In “Media Matters,” five journalists, including Ken Cooper and Reginald Stuart, weigh in on this issue and others, from the impact of media consolidation to the coverage of minorities.
And as the industry changes, the skills that the new generation of journalism professionals will need are changing as well. As a result, many journalists and journalism educators are feeling the pressure to learn and teach how, for example, to incorporate audio and video into online news reports. Some journalists are heading to graduate school to learn the emerging technologies, and educators are flocking to journalism institutes like Poynter so they can better equip their students to have all the in-demand skills. But for journalists who are not tech savvy, have no fear, at least not yet.
Pearl Stewart reports in “Manic Over Multimedia” that editors and recruiters say that although technical skills are a plus, “traditional” journalists are still in demand.
The country’s changing demographic landscape is also fueling a change in consumer demands. With the growing Hispanic population in the United States, there is a market not only for Spanish-language programming, but also for journalists who can intelligently and respectfully cover Spanish-speaking communities. Contributing editor Dina Horwedel reports in “Responding to a Growing Market” about the newly launched minor in Spanish-language journalism that California State University-Northridge hopes will assist aspiring journalists in improving the coverage of these communities.
Senior writer David Pluviose in “Time Out” speaks to Black sports reporters and editors about the coverage of Black athletes. Does the fact that the majority of sports writers and editors are non-minority play a role in the often-negative coverage of Black sports figures?
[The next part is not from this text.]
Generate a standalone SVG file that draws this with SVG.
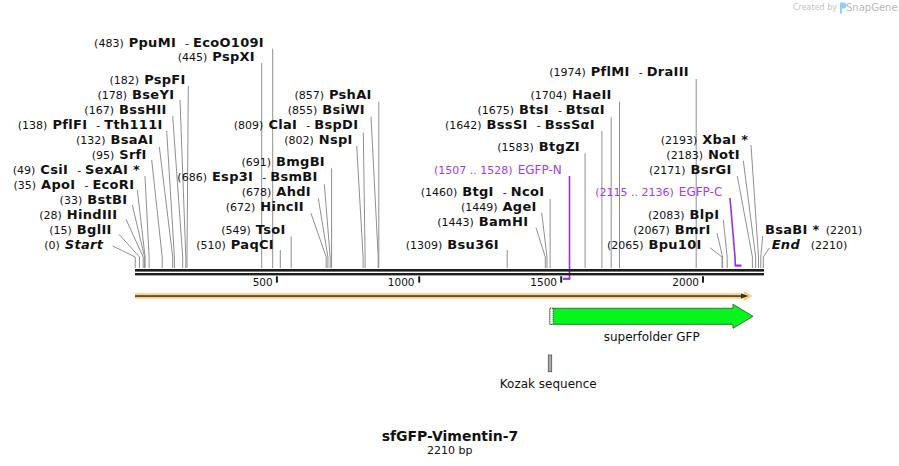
<svg xmlns="http://www.w3.org/2000/svg" width="899" height="466" viewBox="0 0 899 466">
<style>
text{font-family:"DejaVu Sans",Verdana,sans-serif;font-size:11px;fill:#111}
.b{font-weight:bold;font-size:13px;letter-spacing:0.3px}
.i{font-style:italic}
.p{fill:#a03cf0}
.l{stroke:#8f8f8f;stroke-width:1;fill:none}
.pl{stroke:#9a2cf0;stroke-width:1.6;fill:none}
.tk{font-size:10.5px}
</style>
<rect width="899" height="466" fill="#fff"/>
<g id="watermark">
<text x="837" y="10" text-anchor="end" style="font-size:8px;fill:#c4c4c4">Created by</text>
<path d="M840 2.5h3.5a3 3 0 0 1 0 6h-1.5v5h-2z" fill="#8fd0f2"/>
<text x="846" y="11" style="font-size:10px;fill:#b8b8b8">SnapGene</text>
</g>
<g id="connectors">
<polyline class="l" points="112.7,246 135.2,257 135.2,268"/>
<polyline class="l" points="119,234.3 139.5,257 139.5,268"/>
<polyline class="l" points="126,219.3 143.2,257 143.2,268"/>
<polyline class="l" points="132.3,205 144.6,257 144.6,268"/>
<polyline class="l" points="137.3,190 145.1,257 145.1,268"/>
<polyline class="l" points="145,176 149.1,257 149.1,268"/>
<polyline class="l" points="151.7,160 162.2,257 162.2,268"/>
<polyline class="l" points="159.3,146.7 172.7,257 172.7,268"/>
<polyline class="l" points="166.7,131 174.4,257 174.4,268"/>
<polyline class="l" points="172.7,116 182.7,257 182.7,268"/>
<polyline class="l" points="180,100 185.8,257 185.8,268"/>
<polyline class="l" points="188.3,86 187,257 187,268"/>
<polyline class="l" points="261.7,63 261.7,268"/>
<polyline class="l" points="272.7,48.5 272.7,268"/>
<polyline class="l" points="280.3,250 280.3,268"/>
<polyline class="l" points="291.2,236.5 291.2,268"/>
<polyline class="l" points="311,213.3 326.2,257 326.2,268"/>
<polyline class="l" points="318.3,198.3 327.9,257 327.9,268"/>
<polyline class="l" points="324.3,184.3 330.2,257 330.2,268"/>
<polyline class="l" points="331.6,168.3 331.6,268"/>
<polyline class="l" points="356.7,146 363.1,257 363.1,268"/>
<polyline class="l" points="363.3,132.7 365.1,257 365.1,268"/>
<polyline class="l" points="371,116.7 378.2,257 378.2,268"/>
<polyline class="l" points="378.8,101.7 378.8,268"/>
<polyline class="l" points="507.2,250 507.2,268"/>
<polyline class="l" points="536,227.7 545.3,257 545.3,268"/>
<polyline class="l" points="541.7,212.7 547,257 547,268"/>
<polyline class="l" points="550.1,199 550.1,268"/>
<polyline class="l" points="585.1,153.3 585.1,268"/>
<polyline class="l" points="601.9,131 601.9,268"/>
<polyline class="l" points="611.2,117.3 611.2,268"/>
<polyline class="l" points="619.5,101.7 619.5,268"/>
<polyline class="l" points="696.2,79 696.2,268"/>
<polyline class="l" points="710,247.7 722.1,257 722.1,268"/>
<polyline class="l" points="717,233 722.6,257 722.6,268"/>
<polyline class="l" points="723.3,220 727.2,257 727.2,268"/>
<polyline class="l" points="737.3,176 752.4,257 752.4,268"/>
<polyline class="l" points="743.3,160.7 755.7,257 755.7,268"/>
<polyline class="l" points="751,145 758.5,257 758.5,268"/>
<polyline class="l" points="762.7,236 760.8,257 760.8,268"/>
<polyline class="l" points="769.3,248 763.3,257 763.3,268"/>
<polyline class="pl" points="569.5,176 569.5,279"/>
<rect x="563" y="277.7" width="7.3" height="2.2" fill="#9a2cf0"/>
<polyline class="pl" points="730,198 735,257 735.3,265"/>
<rect x="734.5" y="264.5" width="7" height="2.2" fill="#9a2cf0"/>
</g>
<g id="sequence">
<rect x="135" y="269" width="629" height="2.6" fill="#1e1e1e"/>
<rect x="135" y="273" width="629" height="2.4" fill="#1e1e1e"/>
<rect x="275.9" y="276.3" width="2" height="6.4" fill="#1e1e1e"/>
<rect x="418.2" y="276.3" width="2" height="6.4" fill="#1e1e1e"/>
<rect x="560.2" y="276.3" width="2" height="6.4" fill="#1e1e1e"/>
<rect x="702" y="276.3" width="2" height="6.4" fill="#1e1e1e"/>
<text class="tk" x="272.7" y="285.5" text-anchor="end">500</text>
<text class="tk" x="414.5" y="285.5" text-anchor="end">1000</text>
<text class="tk" x="557" y="285.5" text-anchor="end">1500</text>
<text class="tk" x="699" y="285.5" text-anchor="end">2000</text>
</g>
<g id="orf">
<polygon points="135,293.3 744,293.3 744,291 752.5,296 744,301 744,298.7 135,298.7" fill="#fbd083"/>
<rect x="135" y="295.3" width="607" height="1.5" fill="#3a3328"/>
<polygon points="741,293.6 748.5,296 741,298.4" fill="#3a3328"/>
</g>
<g id="superfolder-gfp">
<polygon points="550,308.3 733,308.3 733,304.3 753,316.3 733,328.3 733,324.3 550,324.3" fill="#05f51c" stroke="#3c6e3c" stroke-width="1"/>
<rect x="550" y="308.3" width="3" height="16" fill="#fff" stroke="#222" stroke-width="0.8" stroke-dasharray="1,1"/>
<text x="651.7" y="341" text-anchor="middle" style="font-size:12px">superfolder GFP</text>
</g>
<g id="kozak">
<rect x="548.3" y="355" width="3.4" height="16.7" fill="#a8a8a8" stroke="#555" stroke-width="0.8"/>
<text x="548.2" y="388" text-anchor="middle" style="font-size:12px">Kozak sequence</text>
</g>
<g id="title">
<text x="450" y="440.7" text-anchor="middle" style="font-size:14px;font-weight:bold">sfGFP-Vimentin-7</text>
<text x="449.7" y="453.5" text-anchor="middle" style="font-size:11px">2210 bp</text>
</g>
<g id="site-start"><text x="103.3" y="248.5" text-anchor="end">(0)<tspan class="b i" dx="5">Start</tspan></text></g>
<g id="site-bglii"><text x="111.7" y="233.5" text-anchor="end">(15)<tspan class="b" dx="5">BglII</tspan></text></g>
<g id="site-hindiii"><text x="117.3" y="218.5" text-anchor="end">(28)<tspan class="b" dx="5">HindIII</tspan></text></g>
<g id="site-bstbi"><text x="127.3" y="203.5" text-anchor="end">(33)<tspan class="b" dx="5">BstBI</tspan></text></g>
<g id="site-apoi"><text x="134.3" y="188.5" text-anchor="end">(35)<tspan class="b" dx="5">ApoI</tspan><tspan dx="9">-</tspan><tspan class="b" dx="4">EcoRI</tspan></text></g>
<g id="site-csii"><text x="140" y="173.5" text-anchor="end">(49)<tspan class="b" dx="5">CsiI</tspan><tspan dx="9">-</tspan><tspan class="b" dx="4">SexAI *</tspan></text></g>
<g id="site-srfi"><text x="146.7" y="158.5" text-anchor="end">(95)<tspan class="b" dx="5">SrfI</tspan></text></g>
<g id="site-bsaai"><text x="153.3" y="143.5" text-anchor="end">(132)<tspan class="b" dx="5">BsaAI</tspan></text></g>
<g id="site-pflfi"><text x="162.7" y="128.5" text-anchor="end">(138)<tspan class="b" dx="5">PflFI</tspan><tspan dx="9">-</tspan><tspan class="b" dx="4">Tth111I</tspan></text></g>
<g id="site-bsshii"><text x="166.7" y="113.5" text-anchor="end">(167)<tspan class="b" dx="5">BssHII</tspan></text></g>
<g id="site-bseyi"><text x="174.3" y="98.5" text-anchor="end">(178)<tspan class="b" dx="5">BseYI</tspan></text></g>
<g id="site-pspfi"><text x="185.7" y="83.5" text-anchor="end">(182)<tspan class="b" dx="5">PspFI</tspan></text></g>
<g id="site-pspxi"><text x="255" y="61" text-anchor="end">(445)<tspan class="b" dx="5">PspXI</tspan></text></g>
<g id="site-ppumi"><text x="264" y="46.5" text-anchor="end">(483)<tspan class="b" dx="5">PpuMI</tspan><tspan dx="9">-</tspan><tspan class="b" dx="4">EcoO109I</tspan></text></g>
<g id="site-paqci"><text x="274" y="248.5" text-anchor="end">(510)<tspan class="b" dx="5">PaqCI</tspan></text></g>
<g id="site-tsoi"><text x="285.7" y="233.5" text-anchor="end">(549)<tspan class="b" dx="5">TsoI</tspan></text></g>
<g id="site-hincii"><text x="304" y="210.5" text-anchor="end">(672)<tspan class="b" dx="5">HincII</tspan></text></g>
<g id="site-ahdi"><text x="311" y="195.5" text-anchor="end">(678)<tspan class="b" dx="5">AhdI</tspan></text></g>
<g id="site-esp3i"><text x="317.7" y="180.5" text-anchor="end">(686)<tspan class="b" dx="5">Esp3I</tspan><tspan dx="9">-</tspan><tspan class="b" dx="4">BsmBI</tspan></text></g>
<g id="site-bmgbi"><text x="325" y="165.5" text-anchor="end">(691)<tspan class="b" dx="5">BmgBI</tspan></text></g>
<g id="site-nspi"><text x="352.7" y="143.5" text-anchor="end">(802)<tspan class="b" dx="5">NspI</tspan></text></g>
<g id="site-clai"><text x="358.3" y="128.5" text-anchor="end">(809)<tspan class="b" dx="5">ClaI</tspan><tspan dx="9">-</tspan><tspan class="b" dx="4">BspDI</tspan></text></g>
<g id="site-bsiwi"><text x="365" y="113.5" text-anchor="end">(855)<tspan class="b" dx="5">BsiWI</tspan></text></g>
<g id="site-pshai"><text x="371.7" y="98.5" text-anchor="end">(857)<tspan class="b" dx="5">PshAI</tspan></text></g>
<g id="site-bsu36i"><text x="499" y="248.5" text-anchor="end">(1309)<tspan class="b" dx="5">Bsu36I</tspan></text></g>
<g id="site-bamhi"><text x="528.3" y="225.5" text-anchor="end">(1443)<tspan class="b" dx="5">BamHI</tspan></text></g>
<g id="site-agei"><text x="536.7" y="210.5" text-anchor="end">(1449)<tspan class="b" dx="5">AgeI</tspan></text></g>
<g id="site-btgi"><text x="544.3" y="195.5" text-anchor="end">(1460)<tspan class="b" dx="5">BtgI</tspan><tspan dx="9">-</tspan><tspan class="b" dx="4">NcoI</tspan></text></g>
<g id="primer-egfp-n"><text class="p" x="561.7" y="173.5" text-anchor="end">(1507 .. 1528)<tspan dx="5" style="font-size:12px">EGFP-N</tspan></text></g>
<g id="site-btgzi"><text x="580" y="150.5" text-anchor="end">(1583)<tspan class="b" dx="5">BtgZI</tspan></text></g>
<g id="site-bsssi"><text x="595" y="128.5" text-anchor="end">(1642)<tspan class="b" dx="5">BssSI</tspan><tspan dx="9">-</tspan><tspan class="b" dx="4">BssSαI</tspan></text></g>
<g id="site-btsi"><text x="605" y="113.5" text-anchor="end">(1675)<tspan class="b" dx="5">BtsI</tspan><tspan dx="9">-</tspan><tspan class="b" dx="4">BtsαI</tspan></text></g>
<g id="site-haeii"><text x="611.7" y="98.5" text-anchor="end">(1704)<tspan class="b" dx="5">HaeII</tspan></text></g>
<g id="site-pflmi"><text x="689" y="76" text-anchor="end">(1974)<tspan class="b" dx="5">PflMI</tspan><tspan dx="9">-</tspan><tspan class="b" dx="4">DraIII</tspan></text></g>
<g id="site-bpu10i"><text x="701.7" y="248.5" text-anchor="end">(2065)<tspan class="b" dx="5">Bpu10I</tspan></text></g>
<g id="site-bmri"><text x="710.7" y="233.5" text-anchor="end">(2067)<tspan class="b" dx="5">BmrI</tspan></text></g>
<g id="site-blpi"><text x="719.3" y="218.5" text-anchor="end">(2083)<tspan class="b" dx="5">BlpI</tspan></text></g>
<g id="primer-egfp-c"><text class="p" x="722.3" y="196" text-anchor="end">(2115 .. 2136)<tspan dx="5" style="font-size:12px">EGFP-C</tspan></text></g>
<g id="site-bsrgi"><text x="731.7" y="173.5" text-anchor="end">(2171)<tspan class="b" dx="5">BsrGI</tspan></text></g>
<g id="site-noti"><text x="740" y="158.5" text-anchor="end">(2183)<tspan class="b" dx="5">NotI</tspan></text></g>
<g id="site-xbai"><text x="748.3" y="143.5" text-anchor="end">(2193)<tspan class="b" dx="5">XbaI *</tspan></text></g>
<g id="site-bsabi"><text class="b" x="765" y="233.5">BsaBI *</text><text x="825.7" y="233.5">(2201)</text></g>
<g id="site-end"><text class="b i" x="771.7" y="248.5">End</text><text x="810.7" y="248.5">(2210)</text></g>
</svg>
As David reports, many Black sports journalists find themselves sounding a cautionary tone about rushing to judgment when reporting stories involving Black athletes.
Last, but certainly not least, senior writer Ronald Roach interviews CNN White House Correspondent Suzanne Malveaux about how higher education helped shape her journalism career. In “The Making of Malveaux,” Suzanne offers to young journalists what I think is great advice for all professionals: “You don’t have to be fearless
during your whole career. But I think there’s a time when you have to really seize the opportunity and just go for it. Be fearless in your pursuit.”